10.04 IRS Annual Information Returns (Form 990): The Treasurer shall submit the Form 990 to the
Board of directors at least 10 days before the Form 990 is filed with the IRS.
10.05 Board:
(a) All board deliberations shall be open to the public except where the board passes a
motion to make any specific portion confidential.
- All board minutes shall be open to the public once accepted by the board, except where
the board passes a motion to make any specific portion confidential.
- All papers and materials considered by the board shall be open to the public following
the meeting at which they are considered, except where the board passes a motion to make
any specific paper or material confidential.
10.06 Staff Records:
(a) All staff records shall be available for consultation by the staff member concerned or by their legal representatives.
(b) No staff records shall be made available to any person outside the corporation except the authorized governmental agencies.
(c) Within the corporation, staff records shall be made available only to those persons with
Managerial or personnel responsibilities for that staff member, except that
(d) Staff records shall be made available to the board when requested.
10.07 Donor Records:
(a) All donor records shall be available for consultation by the donors concerned or by their legal representatives.
(b) No donor records shall be made available to any other person outside the corporation except the authorized governmental agencies.
(c) Within the corporation, donor records shall be made available only to those persons with managerial responsibilities for dealing with those donors, except that ;
(d) donor records shall be made available to the board when requested.

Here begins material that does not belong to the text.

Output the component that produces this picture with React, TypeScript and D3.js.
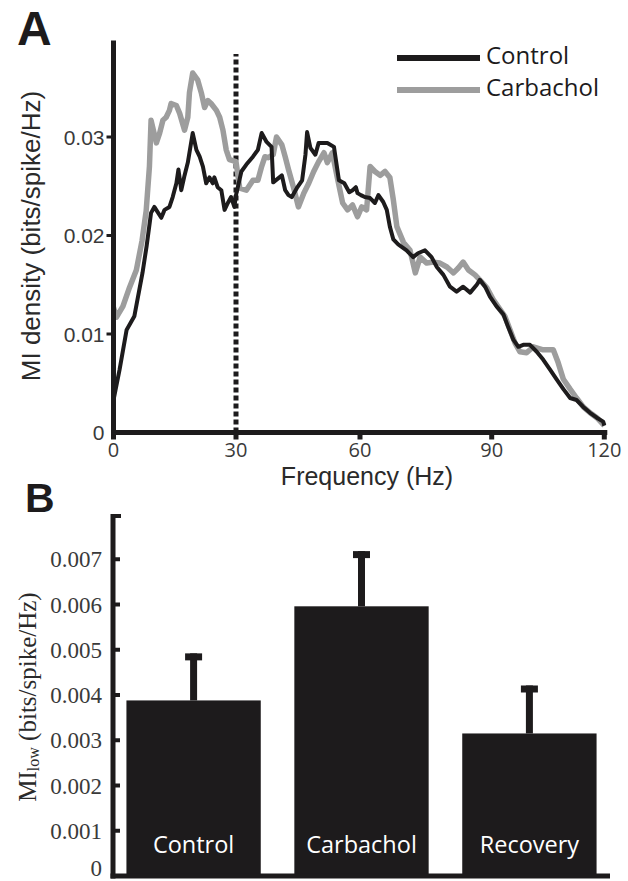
import React from 'react';
import * as d3 from 'd3';

// Panel A: MI density spectra, [frequency Hz, bits/spike/Hz]
const controlSpectrum: [number, number][] = [
  [0, 0.0033], [1.5, 0.0064], [3.2, 0.0104], [5.1, 0.0118], [7.1, 0.0162], [8.1, 0.0189],
  [9.2, 0.0223], [10.0, 0.0229], [11.7, 0.0218], [12.5, 0.0226], [13.7, 0.0229], [14.5, 0.0239],
  [15.4, 0.0253], [15.9, 0.0267], [16.6, 0.0246], [17.4, 0.0261], [18.2, 0.0274], [19.4, 0.0304],
  [20.3, 0.0287], [21.1, 0.028], [21.9, 0.027], [22.7, 0.0253], [23.5, 0.0259], [24.3, 0.0253],
  [24.7, 0.0259], [25.5, 0.0249], [26.4, 0.0246], [27.2, 0.0226], [28.0, 0.0233], [28.8, 0.0239],
  [29.6, 0.0229], [30.0, 0.0241], [31.3, 0.0265], [32.5, 0.0272], [34.1, 0.028], [35.3, 0.0287],
  [36.2, 0.0304], [37.4, 0.0295], [38.6, 0.029], [39.0, 0.0254], [40.2, 0.0258], [41.1, 0.0261],
  [41.9, 0.0246], [42.7, 0.0241], [43.5, 0.0239], [44.7, 0.0248], [46.0, 0.0256], [46.8, 0.0282],
  [47.2, 0.0305], [48.0, 0.0289], [49.2, 0.0282], [50.0, 0.0294], [52.1, 0.0294], [53.7, 0.029],
  [54.9, 0.0256], [56.2, 0.0253], [57.4, 0.0244], [58.2, 0.0246], [59.0, 0.0249], [59.4, 0.0243],
  [60.2, 0.0241], [61.1, 0.0239], [62.3, 0.0238], [63.4, 0.0233], [64.2, 0.0241], [65.3, 0.0234],
  [66.1, 0.0226], [66.8, 0.0209], [67.6, 0.0196], [68.7, 0.0191], [70.6, 0.0185], [72.1, 0.0178],
  [73.2, 0.0182], [74.8, 0.0185], [76.3, 0.0178], [77.5, 0.0168], [79.0, 0.016], [80.5, 0.0148],
  [82.0, 0.0143], [83.5, 0.0148], [85.1, 0.0142], [86.6, 0.015], [87.3, 0.0155], [88.5, 0.0148],
  [89.6, 0.0138], [91.3, 0.0128], [93.1, 0.012], [94.4, 0.0107], [95.8, 0.0094], [97.1, 0.0087],
  [98.4, 0.0089], [100.2, 0.0089], [102.0, 0.0082], [103.7, 0.0074], [105.5, 0.0064], [107.3, 0.0054],
  [109.1, 0.0044], [110.9, 0.0035], [112.6, 0.0033], [114.4, 0.0026], [116.2, 0.002], [118.0, 0.0015],
  [119.7, 0.0011], [120, 0.0007],
];

const carbacholSpectrum: [number, number][] = [
  [0, 0.0127], [0.7, 0.0117], [2.3, 0.0128], [3.9, 0.0147], [5.6, 0.0165], [7.0, 0.0195],
  [8.0, 0.0225], [8.8, 0.027], [9.2, 0.0317], [10.5, 0.0294], [11.3, 0.0304], [12.1, 0.0317],
  [12.9, 0.032], [13.7, 0.0327], [14.1, 0.0334], [15.4, 0.0332], [16.2, 0.0324], [17.4, 0.0307],
  [18.2, 0.032], [18.6, 0.0345], [19.4, 0.0365], [20.6, 0.0358], [21.5, 0.0345], [22.3, 0.033],
  [23.1, 0.0337], [23.9, 0.0334], [25.2, 0.0327], [26.0, 0.032], [26.8, 0.0307], [27.6, 0.0287],
  [28.4, 0.0277], [30.0, 0.0275], [30.9, 0.0248], [32.5, 0.0246], [34.1, 0.0256], [35.3, 0.0256],
  [36.2, 0.027], [37.0, 0.028], [37.8, 0.0279], [39.0, 0.0282], [39.8, 0.03], [41.1, 0.0292],
  [41.9, 0.028], [42.7, 0.0267], [43.9, 0.0249], [45.1, 0.0229], [46.4, 0.0243], [47.6, 0.0253],
  [48.8, 0.0265], [50.0, 0.0275], [51.3, 0.0284], [52.1, 0.0274], [53.3, 0.0284], [54.5, 0.0259],
  [55.8, 0.0233], [57.0, 0.0226], [58.2, 0.0231], [59.4, 0.0219], [60.4, 0.0229], [61.5, 0.0226],
  [62.3, 0.027], [63.4, 0.0265], [64.6, 0.0261], [65.7, 0.0265], [66.8, 0.0259], [67.6, 0.0236],
  [68.4, 0.0209], [69.9, 0.0193], [71.4, 0.0185], [72.6, 0.0162], [73.7, 0.0178], [75.2, 0.0172],
  [76.7, 0.0173], [78.2, 0.0172], [79.8, 0.0168], [81.3, 0.0162], [82.4, 0.0167], [83.5, 0.0173],
  [84.7, 0.0165], [86.2, 0.016], [87.7, 0.0153], [88.9, 0.0147], [90.4, 0.0135], [92.2, 0.0125],
  [93.5, 0.0118], [94.9, 0.0104], [96.2, 0.0091], [97.5, 0.0082], [99.3, 0.0081], [101.1, 0.0087],
  [103.7, 0.0084], [106.4, 0.0084], [107.7, 0.0071], [109.1, 0.0054], [110.9, 0.0044], [112.6, 0.0035],
  [114.4, 0.0026], [116.2, 0.002], [118.0, 0.0015], [120, 0.0007],
];

const freqTicks = [0, 30, 60, 90, 120];
const densityTicks = [0, 0.01, 0.02, 0.03];
const densityTickLabels = ['0', '0.01', '0.02', '0.03'];
const cutoffHz = 30;

// Panel B: low-frequency MI per condition
const conditions = ['Control', 'Carbachol', 'Recovery'];
const miLow = [0.00388, 0.00596, 0.00315];
const miLowErr = [0.00104, 0.00122, 0.00106];
const miLowTicks = [0, 0.001, 0.002, 0.003, 0.004, 0.005, 0.006, 0.007];
const miLowTickLabels = ['0', '0.001', '0.002', '0.003', '0.004', '0.005', '0.006', '0.007'];

const INK = '#1d1b1c';
const GREY = '#9d9d9d';
const SANS = '"Liberation Sans", Arial, sans-serif';
const MYRIAD = '"Open Sans", sans-serif';
const SERIF = '"Liberation Serif", "Times New Roman", serif';

export default function App() {
  // panel A scales (tick spacing in the figure is a little uneven)
  const x = d3.scaleLinear().domain(freqTicks).range([113.5, 236, 360, 491.7, 604.3]);
  const y = d3.scaleLinear().domain([0, 0.03]).range([432.5, 137]);
  const yTopA = 0.0398;

  const line = d3
    .line<[number, number]>()
    .x(d => x(d[0]))
    .y(d => y(d[1]))
    .curve(d3.curveLinear);

  // panel B scales
  const xb = d3.scaleBand().domain(conditions).range([113, 610]).paddingInner(0.2).paddingOuter(0.08);
  const yb = d3.scaleLinear().domain([0, 0.008]).range([876, 514]);

  const axisLeftA = x(0);
  const axisLeftB = 113;

  return (
    <svg width={628} height={881} style={{ position: 'absolute', left: 0, top: 0, background: '#fff' }}>
      {/* ---------- Panel A ---------- */}
      <text x={17} y={45} fontFamily={SANS} fontWeight="bold" fontSize={48} fill={INK}>A</text>

      {/* legend */}
      <g>
        <line x1={397} x2={480} y1={58} y2={58} stroke={INK} strokeWidth={6} />
        <line x1={397} x2={480} y1={90} y2={90} stroke={GREY} strokeWidth={6} />
        <text x={486} y={64} fontFamily={MYRIAD} fontSize={24} fill={INK}>Control</text>
        <text x={486} y={96} fontFamily={MYRIAD} fontSize={24} fill={INK}>Carbachol</text>
      </g>

      {/* cutoff */}
      <line
        x1={x(cutoffHz)} x2={x(cutoffHz)} y1={y(0)} y2={54}
        stroke={INK} strokeWidth={5} strokeDasharray="5 3"
      />

      <path d={line(carbacholSpectrum) || ''} fill="none" stroke={GREY} strokeWidth={5.5} strokeLinejoin="round" />
      <path d={line(controlSpectrum) || ''} fill="none" stroke={INK} strokeWidth={4} strokeLinejoin="round" />

      {/* axes A */}
      <line x1={axisLeftA} x2={axisLeftA} y1={y(yTopA)} y2={y(0) + 2.5} stroke={INK} strokeWidth={5} />
      <line x1={axisLeftA - 2.5} x2={x(120) + 3} y1={y(0)} y2={y(0)} stroke={INK} strokeWidth={5} />
      {densityTicks.map((t, i) => (
        <g key={'ya' + i}>
          {i > 0 && <line x1={axisLeftA - 7} x2={axisLeftA} y1={y(t)} y2={y(t)} stroke={INK} strokeWidth={3} />}
          <text x={axisLeftA - 9} y={y(t)} dy="0.36em" textAnchor="end" fontFamily={SANS} fontSize={21} fill="#3a3a3a">
            {densityTickLabels[i]}
          </text>
        </g>
      ))}
      {freqTicks.map(t => (
        <g key={'xa' + t}>
          <line x1={x(t)} x2={x(t)} y1={y(0)} y2={y(0) + 7} stroke={INK} strokeWidth={5} />
          <text x={x(t)} y={457} textAnchor="middle" fontFamily={MYRIAD} fontSize={20} fill="#3a3a3a">{t}</text>
        </g>
      ))}
      <text x={367} y={485} textAnchor="middle" fontFamily={SANS} fontSize={25} fill="#2a2a2a">Frequency (Hz)</text>
      <text
        transform={`translate(40, ${236}) rotate(-90)`}
        textAnchor="middle" fontFamily={SANS} fontSize={26} fill="#2a2a2a"
      >
        MI density (bits/spike/Hz)
      </text>

      {/* ---------- Panel B ---------- */}
      <text x={25} y={512} fontFamily={SANS} fontWeight="bold" fontSize={41} fill={INK}>B</text>

      {conditions.map((c, i) => {
        const bx = xb(c) as number;
        const cx = bx + xb.bandwidth() / 2;
        const top = yb(miLow[i] + miLowErr[i]);
        return (
          <g key={c}>
            <rect x={cx - 3.5} y={top} width={7} height={yb(miLow[i]) - top} fill={INK} />
            <rect x={cx - 8.5} y={top} width={17} height={7} fill={INK} />
            <rect x={bx} y={yb(miLow[i])} width={xb.bandwidth()} height={yb(0) - yb(miLow[i])} fill={INK} />
            <text x={cx} y={853} textAnchor="middle" fontFamily={MYRIAD} fontSize={23.5} fill="#fff">{c}</text>
          </g>
        );
      })}

      {/* axes B */}
      <line x1={axisLeftB} x2={axisLeftB} y1={yb(0.008)} y2={yb(0) + 2.5} stroke={INK} strokeWidth={5} />
      <line x1={axisLeftB} x2={axisLeftB + 8} y1={yb(0.008) + 2} y2={yb(0.008) + 2} stroke={INK} strokeWidth={4} />
      <line x1={axisLeftB - 2.5} x2={610} y1={yb(0)} y2={yb(0)} stroke={INK} strokeWidth={5} />
      {miLowTicks.map((t, i) => (
        <g key={'yb' + i}>
          {i > 0 && <line x1={axisLeftB} x2={axisLeftB + 7} y1={yb(t)} y2={yb(t)} stroke={INK} strokeWidth={4} />}
          <text x={102} y={yb(t) - (i === 0 ? 8 : 0)} dy="0.35em" textAnchor="end" fontFamily={SERIF} fontSize={23} fill="#3a3a3a">
            {miLowTickLabels[i]}
          </text>
        </g>
      ))}
      <text
        transform={`translate(36, 697) rotate(-90)`}
        textAnchor="middle" fontFamily={SERIF} fontSize={25} fill="#2a2a2a"
      >
        MI<tspan fontSize={16} dy={3}>low</tspan><tspan dy={-3}> (bits/spike/Hz)</tspan>
      </text>
    </svg>
  );
}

Article 11 CODES OF ETHICS
11.01 Purpose: CAWS requires and encourages directors, officers and volunteers to observe and
practice high standards of business and personal ethics in the conduct of their duties and
responsibilities. The volunteers and representatives of CAWS must practice honesty and
integrity in fulfilling their responsibilities and comply with all applicable laws and regulations.
11.02 Reporting Violations: If any director, officer or volunteer reasonably believes that some policy,
practice, or activity of CAWS is in violation of law, a written complaint must be filed by
that person with the board president or the vice board president.

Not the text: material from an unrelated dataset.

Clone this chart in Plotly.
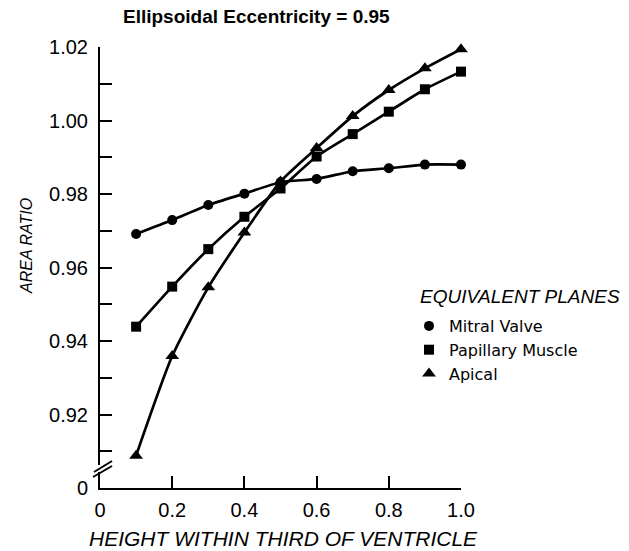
import plotly.graph_objects as go

# ---- data ----
height = [0.1, 0.2, 0.3, 0.4, 0.5, 0.6, 0.7, 0.8, 0.9, 1.0]
mitral_valve = [0.9691, 0.9729, 0.9770, 0.9801, 0.9832, 0.9841, 0.9862, 0.9870, 0.9880, 0.9880]
papillary_muscle = [0.9439, 0.9548, 0.9650, 0.9738, 0.9815, 0.9902, 0.9963, 1.0024, 1.0085, 1.0133]
apical = [0.9088, 0.9359, 0.9546, 0.9695, 0.9834, 0.9925, 1.0012, 1.0083, 1.0142, 1.0194]

series_names = ["Mitral Valve", "Papillary Muscle", "Apical"]
x_tick_vals = [0, 0.2, 0.4, 0.6, 0.8, 1.0]
x_tick_text = ["0", "0.2", "0.4", "0.6", "0.8", "1.0"]
y_tick_vals = [0.90, 0.91, 0.92, 0.93, 0.94, 0.95, 0.96, 0.97, 0.98, 0.99, 1.00, 1.01, 1.02]
y_tick_text = ["0", "", "0.92", "", "0.94", "", "0.96", "", "0.98", "", "1.00", "", "1.02"]

FONT = "Liberation Sans"
BLACK = "black"

fig = go.Figure()
series = [mitral_valve, papillary_muscle, apical]
symbols = ["circle", "square", "triangle-up"]
sizes = [10, 10, 12]
for name, vals, sym, sz in zip(series_names, series, symbols, sizes):
    fig.add_trace(go.Scatter(x=height, y=vals, mode="lines", showlegend=False,
                             line=dict(color=BLACK, width=2.7, shape="spline", smoothing=0.6),
                             cliponaxis=False, hoverinfo="skip"))
    fig.add_trace(go.Scatter(x=height, y=vals, mode="markers", name=name,
                             marker=dict(symbol=sym, size=sz, color=BLACK),
                             cliponaxis=False))

L, T, W, H = 100, 47, 361, 441

def px_x(p):
    return (p - L) / W

def px_y(p):
    return (T + H - p) / H

fig.update_layout(
    width=629, height=551,
    margin=dict(l=L, r=629 - L - W, t=T, b=551 - T - H, autoexpand=False),
    paper_bgcolor="white", plot_bgcolor="white",
    font=dict(family=FONT, color=BLACK, size=17),
    showlegend=True,
    legend=dict(
        x=px_x(409), y=px_y(309), xanchor="left", yanchor="top",
        bgcolor="rgba(0,0,0,0)",
        font=dict(family="DejaVu Sans", size=16, color=BLACK),
        itemwidth=30, tracegroupgap=0,
    ),
    xaxis=dict(
        range=[0, 1.0], showgrid=False, zeroline=False,
        showline=True, linecolor=BLACK, linewidth=2,
        ticks="inside", ticklen=12, tickwidth=2, tickcolor=BLACK,
        tickvals=x_tick_vals, ticktext=x_tick_text,
        tickfont=dict(family=FONT, size=20, color=BLACK),
        ticklabelstandoff=3,
    ),
    yaxis=dict(
        range=[0.90, 1.02], showgrid=False, zeroline=False,
        showline=True, linecolor=BLACK, linewidth=2,
        ticks="inside", ticklen=12, tickwidth=2, tickcolor=BLACK,
        tickvals=y_tick_vals, ticktext=y_tick_text,
        tickfont=dict(family=FONT, size=20, color=BLACK),
        ticklabelstandoff=6,
    ),
)

# titles as annotations
fig.add_annotation(text="<b>Ellipsoidal Eccentricity = 0.95</b>", xref="paper", yref="paper",
                   x=px_x(256), y=px_y(17), xanchor="center", yanchor="middle", showarrow=False,
                   font=dict(family=FONT, size=19, color=BLACK))
fig.add_annotation(text="HEIGHT WITHIN THIRD OF VENTRICLE", xref="paper", yref="paper",
                   x=px_x(283), y=px_y(538), xanchor="center", yanchor="middle", showarrow=False,
                   font=dict(family=FONT, size=21, color=BLACK, style="italic"))
fig.add_annotation(text="AREA RATIO", xref="paper", yref="paper", textangle=-90,
                   x=px_x(26), y=px_y(246), xanchor="center", yanchor="middle", showarrow=False,
                   font=dict(family=FONT, size=16, color=BLACK, style="italic"))
fig.add_annotation(text="EQUIVALENT PLANES", xref="paper", yref="paper",
                   x=px_x(418), y=px_y(296), xanchor="left", yanchor="middle", showarrow=False,
                   font=dict(family=FONT, size=19, color=BLACK, style="italic"))

# axis break marks on the y axis
fig.add_shape(type="rect", xref="paper", yref="paper",
              x0=px_x(96), x1=px_x(104), y0=px_y(472), y1=px_y(465),
              fillcolor="white", line=dict(width=0), layer="above")
for (xa, ya, xb, yb) in [(93, 477, 112, 466), (94, 472, 112, 461)]:
    fig.add_shape(type="line", xref="paper", yref="paper",
                  x0=px_x(xa), y0=px_y(ya), x1=px_x(xb), y1=px_y(yb),
                  line=dict(color=BLACK, width=2), layer="above")

fig.write_html("out.html", config={"displayModeBar": False},
               post_script="document.body.style.margin='0';")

11.03 Acting in Good Faith: Anyone filing a complaint concerning a violation or suspected violation
must be acting in good faith and have reasonable grounds for believing the information
disclosed indicates a violation. Any allegations that prove not to be substantiated and which
prove to have been made maliciously or knowingly to be false shall be viewed as a serious
disciplinary offense.
11.05 Confidentiality:
11.05.1 Meetings by officers shall remain confidential.

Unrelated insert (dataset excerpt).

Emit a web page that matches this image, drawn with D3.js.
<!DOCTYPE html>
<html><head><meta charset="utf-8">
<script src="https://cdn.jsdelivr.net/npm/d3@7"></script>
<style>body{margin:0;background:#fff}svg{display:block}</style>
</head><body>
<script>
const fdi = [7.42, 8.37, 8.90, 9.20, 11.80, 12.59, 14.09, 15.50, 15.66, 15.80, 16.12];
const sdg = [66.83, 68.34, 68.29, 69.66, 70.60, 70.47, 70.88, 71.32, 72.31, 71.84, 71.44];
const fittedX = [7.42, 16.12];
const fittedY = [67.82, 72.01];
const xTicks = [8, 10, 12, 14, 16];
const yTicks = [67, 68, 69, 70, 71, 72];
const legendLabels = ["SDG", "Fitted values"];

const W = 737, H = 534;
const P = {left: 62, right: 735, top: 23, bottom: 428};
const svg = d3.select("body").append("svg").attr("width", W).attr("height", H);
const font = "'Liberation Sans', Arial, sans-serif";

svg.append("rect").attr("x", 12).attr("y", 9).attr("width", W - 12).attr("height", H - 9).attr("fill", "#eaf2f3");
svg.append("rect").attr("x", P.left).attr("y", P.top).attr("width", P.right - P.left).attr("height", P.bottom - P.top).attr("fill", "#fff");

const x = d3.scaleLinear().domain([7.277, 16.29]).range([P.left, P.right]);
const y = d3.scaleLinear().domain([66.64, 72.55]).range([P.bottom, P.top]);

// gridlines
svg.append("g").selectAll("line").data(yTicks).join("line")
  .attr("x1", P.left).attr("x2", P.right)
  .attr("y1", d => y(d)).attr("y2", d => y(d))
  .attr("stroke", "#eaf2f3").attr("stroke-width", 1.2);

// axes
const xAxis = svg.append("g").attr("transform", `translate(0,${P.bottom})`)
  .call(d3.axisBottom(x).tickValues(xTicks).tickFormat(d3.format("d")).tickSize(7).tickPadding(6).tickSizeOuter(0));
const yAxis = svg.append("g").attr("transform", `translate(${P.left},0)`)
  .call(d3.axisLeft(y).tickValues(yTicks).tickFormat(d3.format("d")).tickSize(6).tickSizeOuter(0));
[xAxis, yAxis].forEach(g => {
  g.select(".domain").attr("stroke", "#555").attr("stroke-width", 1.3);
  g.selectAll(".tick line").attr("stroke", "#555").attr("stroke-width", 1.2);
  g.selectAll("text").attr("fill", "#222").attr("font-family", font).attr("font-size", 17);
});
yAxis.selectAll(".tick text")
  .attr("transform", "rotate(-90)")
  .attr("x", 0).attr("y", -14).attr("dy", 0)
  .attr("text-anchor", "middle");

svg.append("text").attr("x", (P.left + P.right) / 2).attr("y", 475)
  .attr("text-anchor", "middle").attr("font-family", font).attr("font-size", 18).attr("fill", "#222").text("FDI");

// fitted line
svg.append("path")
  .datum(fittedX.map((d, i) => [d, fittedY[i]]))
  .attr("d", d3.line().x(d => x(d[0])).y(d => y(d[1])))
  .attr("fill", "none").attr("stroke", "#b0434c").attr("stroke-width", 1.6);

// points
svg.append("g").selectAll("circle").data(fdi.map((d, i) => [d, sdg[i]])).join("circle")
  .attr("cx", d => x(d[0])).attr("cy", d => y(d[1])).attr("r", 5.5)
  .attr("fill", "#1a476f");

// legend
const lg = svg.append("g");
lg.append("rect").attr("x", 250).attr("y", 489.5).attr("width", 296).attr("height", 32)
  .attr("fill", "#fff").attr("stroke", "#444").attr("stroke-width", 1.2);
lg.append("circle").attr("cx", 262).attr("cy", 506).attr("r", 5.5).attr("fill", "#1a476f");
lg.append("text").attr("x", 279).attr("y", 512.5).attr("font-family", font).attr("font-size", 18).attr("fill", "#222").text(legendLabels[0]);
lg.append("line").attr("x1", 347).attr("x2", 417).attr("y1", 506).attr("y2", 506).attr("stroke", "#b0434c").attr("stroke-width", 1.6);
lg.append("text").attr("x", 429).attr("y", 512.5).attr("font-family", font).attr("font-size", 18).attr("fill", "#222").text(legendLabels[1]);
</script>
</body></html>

11.05.2 Violations or suspected violations may be submitted on a confidential basis by the complainant
or may be submitted anonymously. Reports of violations or suspected violations shall be kept
confidential to the extent possible, consistent with the need to conduct an adequate
investigation.
11.06 Handling of Reported Violations: The board president or vice president shall notify the sender
and acknowledge receipt of the reported violation or suspected violation within five business
days. All reports shall be promptly investigated by the board and its appointed committee and
appropriate corrective action shall be taken if warranted by the investigation. This policy shall be
made available to all directors, officers and volunteers and they shall have the opportunity to ask
questions about the policy.
Article 12 AMENDMENT OF ARTICLES OF INCORPORATION
Any amendment to the Articles of Incorporation may be adopted by approval of two-thirds (2/3) of the
Board of directors.
CERTIFICATE OF ADOPTION OF BYLAWS
I do hereby certify that the above stated Bylaws of Delta Count Citizens for Animal Welfare and Shelter
(CAWS) were approved by its board of directors on March 31, 2021 and constitute a complete copy
of the Bylaws of the non-profit corporation.